WHAT IS EXPECTED: Reproduce word for word the lines from the beginning of the entries to the line with "const yDomain = [0.071, 5];", both included, but none of the pictures.

EXTRACTED INFORMATION:
--*--
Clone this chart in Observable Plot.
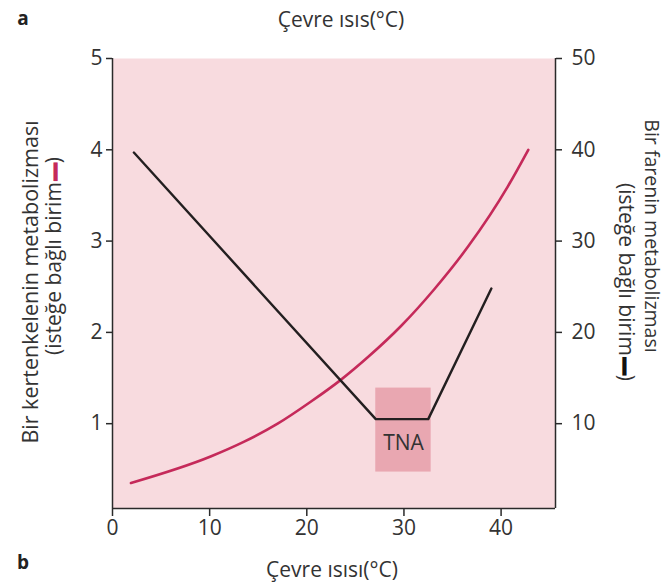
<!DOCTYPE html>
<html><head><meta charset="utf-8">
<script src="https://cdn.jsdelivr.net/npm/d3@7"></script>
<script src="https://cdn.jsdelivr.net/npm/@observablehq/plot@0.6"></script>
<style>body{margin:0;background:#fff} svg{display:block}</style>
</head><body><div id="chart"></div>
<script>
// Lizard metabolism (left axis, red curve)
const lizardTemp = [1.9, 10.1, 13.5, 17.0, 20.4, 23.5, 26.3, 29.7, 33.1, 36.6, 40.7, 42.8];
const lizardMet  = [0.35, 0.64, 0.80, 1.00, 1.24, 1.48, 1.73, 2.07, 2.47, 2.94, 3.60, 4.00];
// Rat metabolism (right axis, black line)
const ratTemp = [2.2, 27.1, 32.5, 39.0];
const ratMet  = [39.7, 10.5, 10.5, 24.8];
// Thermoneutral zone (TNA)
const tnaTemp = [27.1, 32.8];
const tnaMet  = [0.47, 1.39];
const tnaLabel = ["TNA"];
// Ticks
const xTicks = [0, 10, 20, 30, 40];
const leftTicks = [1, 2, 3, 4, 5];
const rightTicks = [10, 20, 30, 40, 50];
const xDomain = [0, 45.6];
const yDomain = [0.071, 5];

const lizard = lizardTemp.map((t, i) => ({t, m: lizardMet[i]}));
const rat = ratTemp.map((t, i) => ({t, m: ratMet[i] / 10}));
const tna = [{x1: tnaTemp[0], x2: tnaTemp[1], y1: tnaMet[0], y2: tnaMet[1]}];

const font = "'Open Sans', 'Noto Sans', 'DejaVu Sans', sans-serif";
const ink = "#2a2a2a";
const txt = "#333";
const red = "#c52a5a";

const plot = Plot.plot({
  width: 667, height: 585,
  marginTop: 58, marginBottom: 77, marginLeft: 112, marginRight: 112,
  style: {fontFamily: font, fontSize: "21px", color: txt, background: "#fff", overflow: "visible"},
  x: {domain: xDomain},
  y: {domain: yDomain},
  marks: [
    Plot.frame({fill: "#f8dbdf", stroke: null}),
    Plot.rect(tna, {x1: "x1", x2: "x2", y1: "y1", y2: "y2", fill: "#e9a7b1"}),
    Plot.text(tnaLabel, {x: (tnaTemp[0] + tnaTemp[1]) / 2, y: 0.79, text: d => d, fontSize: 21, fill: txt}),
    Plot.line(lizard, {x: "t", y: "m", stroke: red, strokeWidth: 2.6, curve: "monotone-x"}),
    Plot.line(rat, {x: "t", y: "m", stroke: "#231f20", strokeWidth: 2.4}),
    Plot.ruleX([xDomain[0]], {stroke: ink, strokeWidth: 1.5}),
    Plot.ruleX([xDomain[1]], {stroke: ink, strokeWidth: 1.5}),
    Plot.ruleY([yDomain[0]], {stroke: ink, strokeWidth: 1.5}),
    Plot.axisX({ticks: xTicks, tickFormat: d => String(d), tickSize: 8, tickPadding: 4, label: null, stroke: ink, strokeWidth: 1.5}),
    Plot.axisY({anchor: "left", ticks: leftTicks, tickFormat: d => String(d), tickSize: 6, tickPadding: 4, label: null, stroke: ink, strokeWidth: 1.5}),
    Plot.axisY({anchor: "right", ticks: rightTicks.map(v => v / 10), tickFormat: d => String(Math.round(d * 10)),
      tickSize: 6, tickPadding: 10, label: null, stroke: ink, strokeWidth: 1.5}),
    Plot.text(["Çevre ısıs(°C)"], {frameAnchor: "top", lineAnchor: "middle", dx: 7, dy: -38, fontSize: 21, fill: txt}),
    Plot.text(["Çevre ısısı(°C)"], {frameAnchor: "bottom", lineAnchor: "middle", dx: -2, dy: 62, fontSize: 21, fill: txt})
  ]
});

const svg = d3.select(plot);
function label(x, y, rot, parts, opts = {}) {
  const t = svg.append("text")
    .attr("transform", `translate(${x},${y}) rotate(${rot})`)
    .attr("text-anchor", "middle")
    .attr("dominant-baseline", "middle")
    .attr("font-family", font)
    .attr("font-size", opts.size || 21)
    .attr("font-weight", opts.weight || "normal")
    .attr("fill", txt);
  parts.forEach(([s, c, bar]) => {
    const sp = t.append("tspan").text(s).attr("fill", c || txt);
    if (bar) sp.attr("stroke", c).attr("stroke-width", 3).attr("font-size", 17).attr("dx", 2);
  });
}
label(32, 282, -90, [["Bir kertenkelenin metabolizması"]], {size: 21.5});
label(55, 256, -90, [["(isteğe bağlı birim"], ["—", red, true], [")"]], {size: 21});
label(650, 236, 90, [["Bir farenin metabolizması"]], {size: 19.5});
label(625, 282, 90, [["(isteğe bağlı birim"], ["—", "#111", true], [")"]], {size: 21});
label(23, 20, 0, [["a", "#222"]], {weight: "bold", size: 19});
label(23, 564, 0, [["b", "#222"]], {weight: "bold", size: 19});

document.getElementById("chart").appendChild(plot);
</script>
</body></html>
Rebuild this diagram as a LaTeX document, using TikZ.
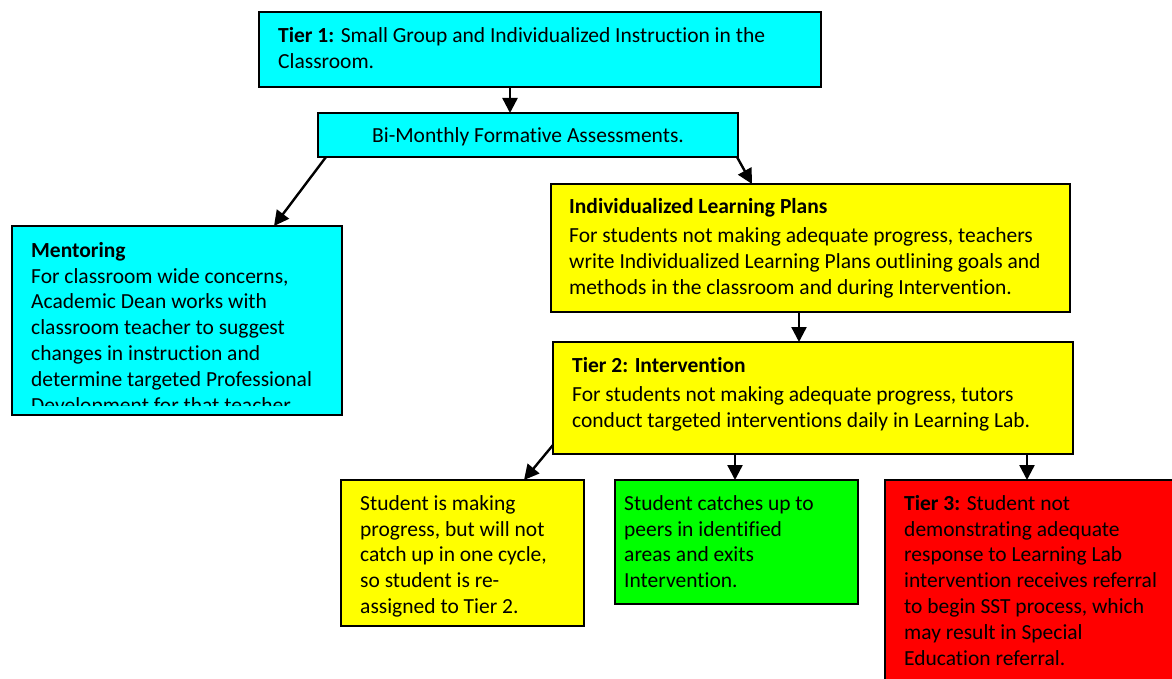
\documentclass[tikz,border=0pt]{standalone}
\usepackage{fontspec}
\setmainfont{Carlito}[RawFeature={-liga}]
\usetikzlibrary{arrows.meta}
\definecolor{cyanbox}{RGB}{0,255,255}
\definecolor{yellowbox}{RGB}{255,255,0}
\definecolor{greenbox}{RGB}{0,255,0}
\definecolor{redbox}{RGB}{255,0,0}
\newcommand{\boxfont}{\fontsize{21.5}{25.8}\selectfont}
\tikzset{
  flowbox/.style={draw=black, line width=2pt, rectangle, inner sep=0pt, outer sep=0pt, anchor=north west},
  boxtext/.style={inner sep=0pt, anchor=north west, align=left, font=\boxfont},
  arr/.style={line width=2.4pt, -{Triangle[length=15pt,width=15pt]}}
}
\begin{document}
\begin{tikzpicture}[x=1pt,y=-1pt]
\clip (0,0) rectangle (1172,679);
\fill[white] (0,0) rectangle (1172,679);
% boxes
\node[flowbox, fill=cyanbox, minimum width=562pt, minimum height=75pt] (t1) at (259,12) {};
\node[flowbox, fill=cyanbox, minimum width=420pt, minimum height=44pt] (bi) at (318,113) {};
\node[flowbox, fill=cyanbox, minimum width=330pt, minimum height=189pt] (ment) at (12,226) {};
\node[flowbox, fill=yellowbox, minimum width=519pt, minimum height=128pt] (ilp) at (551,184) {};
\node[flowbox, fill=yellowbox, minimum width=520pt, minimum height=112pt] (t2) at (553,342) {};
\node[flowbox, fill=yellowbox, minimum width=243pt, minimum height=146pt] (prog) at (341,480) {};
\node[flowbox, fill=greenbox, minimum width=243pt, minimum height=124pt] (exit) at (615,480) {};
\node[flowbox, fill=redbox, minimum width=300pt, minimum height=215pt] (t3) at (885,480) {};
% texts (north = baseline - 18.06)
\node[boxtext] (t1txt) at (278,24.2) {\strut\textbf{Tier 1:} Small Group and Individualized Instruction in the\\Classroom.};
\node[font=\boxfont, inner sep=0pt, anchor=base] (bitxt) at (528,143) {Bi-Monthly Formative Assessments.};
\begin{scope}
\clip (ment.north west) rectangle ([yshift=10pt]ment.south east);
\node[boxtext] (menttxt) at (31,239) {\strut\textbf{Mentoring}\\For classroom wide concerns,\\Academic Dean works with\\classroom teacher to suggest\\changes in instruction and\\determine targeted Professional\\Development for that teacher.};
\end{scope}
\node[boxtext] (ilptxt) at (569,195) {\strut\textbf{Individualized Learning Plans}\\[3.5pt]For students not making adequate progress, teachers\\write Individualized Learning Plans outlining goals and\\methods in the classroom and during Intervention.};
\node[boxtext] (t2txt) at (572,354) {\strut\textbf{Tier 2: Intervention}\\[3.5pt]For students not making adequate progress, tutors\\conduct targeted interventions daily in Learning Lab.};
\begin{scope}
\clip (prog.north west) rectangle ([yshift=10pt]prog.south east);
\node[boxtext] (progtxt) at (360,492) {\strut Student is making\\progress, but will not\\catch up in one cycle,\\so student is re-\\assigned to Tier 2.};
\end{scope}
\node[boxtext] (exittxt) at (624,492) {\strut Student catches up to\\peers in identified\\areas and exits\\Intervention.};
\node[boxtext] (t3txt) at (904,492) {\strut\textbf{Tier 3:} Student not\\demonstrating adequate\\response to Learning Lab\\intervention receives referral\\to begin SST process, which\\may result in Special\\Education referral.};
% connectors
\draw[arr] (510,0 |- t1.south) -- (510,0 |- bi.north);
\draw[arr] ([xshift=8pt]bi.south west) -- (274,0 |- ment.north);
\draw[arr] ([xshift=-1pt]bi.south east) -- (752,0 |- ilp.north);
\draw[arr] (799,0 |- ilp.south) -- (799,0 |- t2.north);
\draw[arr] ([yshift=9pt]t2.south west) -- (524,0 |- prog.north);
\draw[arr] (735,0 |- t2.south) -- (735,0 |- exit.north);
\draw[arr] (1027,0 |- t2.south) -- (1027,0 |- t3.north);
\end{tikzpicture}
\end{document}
--*--
RESULT OF THIS EXERCISE:
Clone this chart in Observable Plot.
<!DOCTYPE html>
<html><head><meta charset="utf-8">
<script src="https://cdn.jsdelivr.net/npm/d3@7"></script>
<script src="https://cdn.jsdelivr.net/npm/@observablehq/plot@0.6"></script>
<style>body{margin:0;background:#fff} svg{display:block}</style>
</head><body><div id="chart"></div>
<script>
// Lizard metabolism (left axis, red curve)
const lizardTemp = [1.9, 10.1, 13.5, 17.0, 20.4, 23.5, 26.3, 29.7, 33.1, 36.6, 40.7, 42.8];
const lizardMet  = [0.35, 0.64, 0.80, 1.00, 1.24, 1.48, 1.73, 2.07, 2.47, 2.94, 3.60, 4.00];
// Rat metabolism (right axis, black line)
const ratTemp = [2.2, 27.1, 32.5, 39.0];
const ratMet  = [39.7, 10.5, 10.5, 24.8];
// Thermoneutral zone (TNA)
const tnaTemp = [27.1, 32.8];
const tnaMet  = [0.47, 1.39];
const tnaLabel = ["TNA"];
// Ticks
const xTicks = [0, 10, 20, 30, 40];
const leftTicks = [1, 2, 3, 4, 5];
const rightTicks = [10, 20, 30, 40, 50];
const xDomain = [0, 45.6];
const yDomain = [0.071, 5];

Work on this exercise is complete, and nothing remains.